- _What you need to do_
Write out the material exactly, with the pictures left out.

(Code that draws figures)
-.-.-

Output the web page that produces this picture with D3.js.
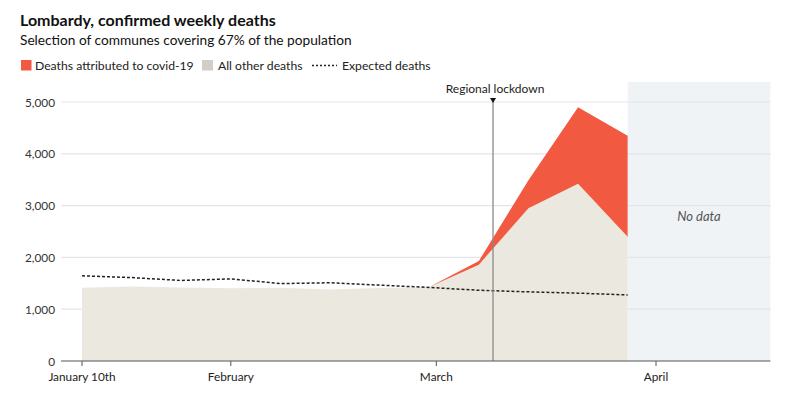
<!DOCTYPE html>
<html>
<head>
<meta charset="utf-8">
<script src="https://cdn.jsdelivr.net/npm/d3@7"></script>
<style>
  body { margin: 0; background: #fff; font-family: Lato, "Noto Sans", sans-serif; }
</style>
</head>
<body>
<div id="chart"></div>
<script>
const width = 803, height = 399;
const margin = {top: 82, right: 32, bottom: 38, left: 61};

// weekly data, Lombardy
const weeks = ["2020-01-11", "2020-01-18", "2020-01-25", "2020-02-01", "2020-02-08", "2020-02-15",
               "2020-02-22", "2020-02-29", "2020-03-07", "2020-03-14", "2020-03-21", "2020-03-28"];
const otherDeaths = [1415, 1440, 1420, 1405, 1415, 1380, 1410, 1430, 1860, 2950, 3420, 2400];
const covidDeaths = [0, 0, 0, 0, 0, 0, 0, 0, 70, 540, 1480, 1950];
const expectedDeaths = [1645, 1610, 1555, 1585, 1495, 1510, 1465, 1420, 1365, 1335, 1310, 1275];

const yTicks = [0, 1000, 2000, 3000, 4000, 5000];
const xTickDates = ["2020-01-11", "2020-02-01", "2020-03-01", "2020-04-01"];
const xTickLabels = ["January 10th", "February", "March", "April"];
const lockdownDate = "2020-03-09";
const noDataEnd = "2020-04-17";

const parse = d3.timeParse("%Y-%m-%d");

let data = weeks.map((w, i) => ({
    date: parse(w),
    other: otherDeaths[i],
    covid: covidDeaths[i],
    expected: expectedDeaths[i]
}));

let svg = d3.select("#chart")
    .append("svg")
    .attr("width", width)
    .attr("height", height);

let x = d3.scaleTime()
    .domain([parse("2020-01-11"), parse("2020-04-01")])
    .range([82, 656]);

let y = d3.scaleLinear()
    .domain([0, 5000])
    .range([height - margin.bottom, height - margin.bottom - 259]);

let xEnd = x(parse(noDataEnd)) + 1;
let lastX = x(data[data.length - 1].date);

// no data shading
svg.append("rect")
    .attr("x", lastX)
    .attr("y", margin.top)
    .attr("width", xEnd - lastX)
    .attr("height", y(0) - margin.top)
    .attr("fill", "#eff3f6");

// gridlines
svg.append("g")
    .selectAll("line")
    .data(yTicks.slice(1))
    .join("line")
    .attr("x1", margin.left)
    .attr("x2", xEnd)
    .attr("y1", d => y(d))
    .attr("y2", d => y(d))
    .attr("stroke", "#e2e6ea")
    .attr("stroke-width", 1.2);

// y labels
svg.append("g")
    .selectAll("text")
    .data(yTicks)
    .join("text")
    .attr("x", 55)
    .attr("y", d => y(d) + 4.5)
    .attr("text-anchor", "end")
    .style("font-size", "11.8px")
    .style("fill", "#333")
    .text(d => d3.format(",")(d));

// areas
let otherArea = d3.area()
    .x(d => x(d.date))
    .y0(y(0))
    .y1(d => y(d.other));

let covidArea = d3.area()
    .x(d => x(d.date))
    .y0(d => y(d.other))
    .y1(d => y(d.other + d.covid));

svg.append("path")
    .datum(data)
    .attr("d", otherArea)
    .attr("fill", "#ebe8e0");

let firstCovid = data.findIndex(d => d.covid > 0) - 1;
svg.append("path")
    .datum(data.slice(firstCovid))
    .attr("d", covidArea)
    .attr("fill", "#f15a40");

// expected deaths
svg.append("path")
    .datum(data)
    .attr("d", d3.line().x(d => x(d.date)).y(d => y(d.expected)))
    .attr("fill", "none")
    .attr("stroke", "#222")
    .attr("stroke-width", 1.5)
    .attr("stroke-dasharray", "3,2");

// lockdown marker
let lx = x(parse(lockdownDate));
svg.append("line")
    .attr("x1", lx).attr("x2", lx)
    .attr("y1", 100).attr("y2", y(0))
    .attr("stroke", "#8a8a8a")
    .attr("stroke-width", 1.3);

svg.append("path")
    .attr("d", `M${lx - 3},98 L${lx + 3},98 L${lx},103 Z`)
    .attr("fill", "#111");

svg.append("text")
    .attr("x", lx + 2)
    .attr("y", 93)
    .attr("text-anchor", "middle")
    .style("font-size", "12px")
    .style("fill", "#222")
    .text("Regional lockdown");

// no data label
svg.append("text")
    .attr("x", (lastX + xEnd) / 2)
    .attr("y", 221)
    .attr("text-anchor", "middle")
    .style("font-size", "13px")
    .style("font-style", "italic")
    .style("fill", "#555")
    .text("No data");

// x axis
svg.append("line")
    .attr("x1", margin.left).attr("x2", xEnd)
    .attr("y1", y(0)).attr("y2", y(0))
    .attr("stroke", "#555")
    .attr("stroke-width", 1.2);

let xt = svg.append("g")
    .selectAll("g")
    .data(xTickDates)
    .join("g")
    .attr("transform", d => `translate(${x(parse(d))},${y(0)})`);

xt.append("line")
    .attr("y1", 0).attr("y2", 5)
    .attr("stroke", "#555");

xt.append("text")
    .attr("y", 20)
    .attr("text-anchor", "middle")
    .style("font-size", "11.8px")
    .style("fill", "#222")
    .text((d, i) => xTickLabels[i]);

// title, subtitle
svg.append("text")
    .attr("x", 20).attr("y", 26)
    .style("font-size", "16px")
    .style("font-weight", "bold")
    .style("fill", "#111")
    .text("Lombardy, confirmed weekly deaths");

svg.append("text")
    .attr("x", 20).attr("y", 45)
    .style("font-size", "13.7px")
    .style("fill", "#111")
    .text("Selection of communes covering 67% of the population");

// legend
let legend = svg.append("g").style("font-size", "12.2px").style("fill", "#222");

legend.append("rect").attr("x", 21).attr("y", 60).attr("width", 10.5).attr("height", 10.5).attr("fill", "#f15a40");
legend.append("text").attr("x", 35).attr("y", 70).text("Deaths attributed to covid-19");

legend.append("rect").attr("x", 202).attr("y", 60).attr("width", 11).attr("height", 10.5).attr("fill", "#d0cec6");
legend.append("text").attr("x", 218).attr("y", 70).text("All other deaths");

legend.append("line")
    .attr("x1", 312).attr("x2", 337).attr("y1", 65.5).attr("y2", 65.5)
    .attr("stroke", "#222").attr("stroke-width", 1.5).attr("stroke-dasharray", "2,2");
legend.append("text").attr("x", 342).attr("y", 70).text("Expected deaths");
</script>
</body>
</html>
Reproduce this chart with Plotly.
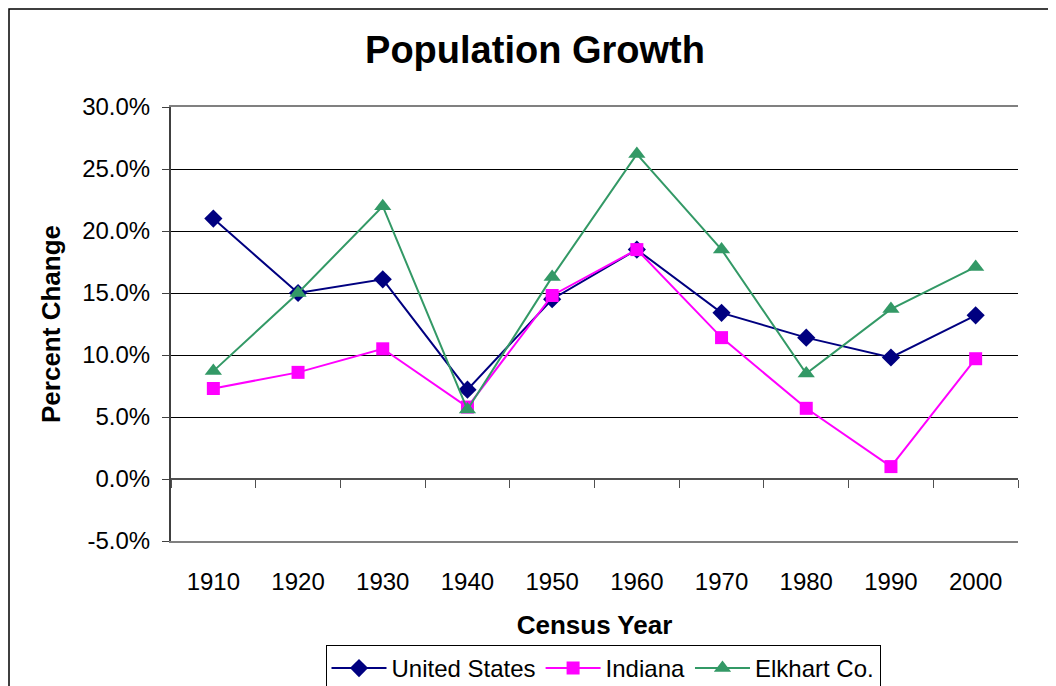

-.-.-

- _Answer_
Output the web page that produces this picture with D3.js.
<!DOCTYPE html>
<html>
<head>
<meta charset="utf-8">
<script src="https://cdn.jsdelivr.net/npm/d3@7"></script>
<style>
  body { margin: 0; background: #fff; font-family: Lato, "Noto Sans", sans-serif; }
</style>
</head>
<body>
<div id="chart"></div>
<script>
const width = 803, height = 399;
const margin = {top: 82, right: 32, bottom: 38, left: 61};

// weekly data, Lombardy
const weeks = ["2020-01-11", "2020-01-18", "2020-01-25", "2020-02-01", "2020-02-08", "2020-02-15",
               "2020-02-22", "2020-02-29", "2020-03-07", "2020-03-14", "2020-03-21", "2020-03-28"];
const otherDeaths = [1415, 1440, 1420, 1405, 1415, 1380, 1410, 1430, 1860, 2950, 3420, 2400];
const covidDeaths = [0, 0, 0, 0, 0, 0, 0, 0, 70, 540, 1480, 1950];
const expectedDeaths = [1645, 1610, 1555, 1585, 1495, 1510, 1465, 1420, 1365, 1335, 1310, 1275];

const yTicks = [0, 1000, 2000, 3000, 4000, 5000];
const xTickDates = ["2020-01-11", "2020-02-01", "2020-03-01", "2020-04-01"];
const xTickLabels = ["January 10th", "February", "March", "April"];
const lockdownDate = "2020-03-09";
const noDataEnd = "2020-04-17";

const parse = d3.timeParse("%Y-%m-%d");

let data = weeks.map((w, i) => ({
    date: parse(w),
    other: otherDeaths[i],
    covid: covidDeaths[i],
    expected: expectedDeaths[i]
}));

let svg = d3.select("#chart")
    .append("svg")
    .attr("width", width)
    .attr("height", height);

let x = d3.scaleTime()
    .domain([parse("2020-01-11"), parse("2020-04-01")])
    .range([82, 656]);

let y = d3.scaleLinear()
    .domain([0, 5000])
    .range([height - margin.bottom, height - margin.bottom - 259]);

let xEnd = x(parse(noDataEnd)) + 1;
let lastX = x(data[data.length - 1].date);

// no data shading
svg.append("rect")
    .attr("x", lastX)
    .attr("y", margin.top)
    .attr("width", xEnd - lastX)
    .attr("height", y(0) - margin.top)
    .attr("fill", "#eff3f6");

// gridlines
svg.append("g")
    .selectAll("line")
    .data(yTicks.slice(1))
    .join("line")
    .attr("x1", margin.left)
    .attr("x2", xEnd)
    .attr("y1", d => y(d))
    .attr("y2", d => y(d))
    .attr("stroke", "#e2e6ea")
    .attr("stroke-width", 1.2);

// y labels
svg.append("g")
    .selectAll("text")
    .data(yTicks)
    .join("text")
    .attr("x", 55)
    .attr("y", d => y(d) + 4.5)
    .attr("text-anchor", "end")
    .style("font-size", "11.8px")
    .style("fill", "#333")
    .text(d => d3.format(",")(d));

// areas
let otherArea = d3.area()
    .x(d => x(d.date))
    .y0(y(0))
    .y1(d => y(d.other));

let covidArea = d3.area()
    .x(d => x(d.date))
    .y0(d => y(d.other))
    .y1(d => y(d.other + d.covid));

svg.append("path")
    .datum(data)
    .attr("d", otherArea)
    .attr("fill", "#ebe8e0");

let firstCovid = data.findIndex(d => d.covid > 0) - 1;
svg.append("path")
    .datum(data.slice(firstCovid))
    .attr("d", covidArea)
    .attr("fill", "#f15a40");

// expected deaths
svg.append("path")
    .datum(data)
    .attr("d", d3.line().x(d => x(d.date)).y(d => y(d.expected)))
    .attr("fill", "none")
    .attr("stroke", "#222")
    .attr("stroke-width", 1.5)
    .attr("stroke-dasharray", "3,2");

// lockdown marker
let lx = x(parse(lockdownDate));
svg.append("line")
    .attr("x1", lx).attr("x2", lx)
    .attr("y1", 100).attr("y2", y(0))
    .attr("stroke", "#8a8a8a")
    .attr("stroke-width", 1.3);

svg.append("path")
    .attr("d", `M${lx - 3},98 L${lx + 3},98 L${lx},103 Z`)
    .attr("fill", "#111");

svg.append("text")
    .attr("x", lx + 2)
    .attr("y", 93)
    .attr("text-anchor", "middle")
    .style("font-size", "12px")
    .style("fill", "#222")
    .text("Regional lockdown");

// no data label
svg.append("text")
    .attr("x", (lastX + xEnd) / 2)
    .attr("y", 221)
    .attr("text-anchor", "middle")
    .style("font-size", "13px")
    .style("font-style", "italic")
    .style("fill", "#555")
    .text("No data");

// x axis
svg.append("line")
    .attr("x1", margin.left).attr("x2", xEnd)
    .attr("y1", y(0)).attr("y2", y(0))
    .attr("stroke", "#555")
    .attr("stroke-width", 1.2);

let xt = svg.append("g")
    .selectAll("g")
    .data(xTickDates)
    .join("g")
    .attr("transform", d => `translate(${x(parse(d))},${y(0)})`);

xt.append("line")
    .attr("y1", 0).attr("y2", 5)
    .attr("stroke", "#555");

xt.append("text")
    .attr("y", 20)
    .attr("text-anchor", "middle")
    .style("font-size", "11.8px")
    .style("fill", "#222")
    .text((d, i) => xTickLabels[i]);

// title, subtitle
svg.append("text")
    .attr("x", 20).attr("y", 26)
    .style("font-size", "16px")
    .style("font-weight", "bold")
    .style("fill", "#111")
    .text("Lombardy, confirmed weekly deaths");

svg.append("text")
    .attr("x", 20).attr("y", 45)
    .style("font-size", "13.7px")
    .style("fill", "#111")
    .text("Selection of communes covering 67% of the population");

// legend
let legend = svg.append("g").style("font-size", "12.2px").style("fill", "#222");

legend.append("rect").attr("x", 21).attr("y", 60).attr("width", 10.5).attr("height", 10.5).attr("fill", "#f15a40");
legend.append("text").attr("x", 35).attr("y", 70).text("Deaths attributed to covid-19");

legend.append("rect").attr("x", 202).attr("y", 60).attr("width", 11).attr("height", 10.5).attr("fill", "#d0cec6");
legend.append("text").attr("x", 218).attr("y", 70).text("All other deaths");

legend.append("line")
    .attr("x1", 312).attr("x2", 337).attr("y1", 65.5).attr("y2", 65.5)
    .attr("stroke", "#222").attr("stroke-width", 1.5).attr("stroke-dasharray", "2,2");
legend.append("text").attr("x", 342).attr("y", 70).text("Expected deaths");
</script>
</body>
</html>
Reproduce this chart with Plotly.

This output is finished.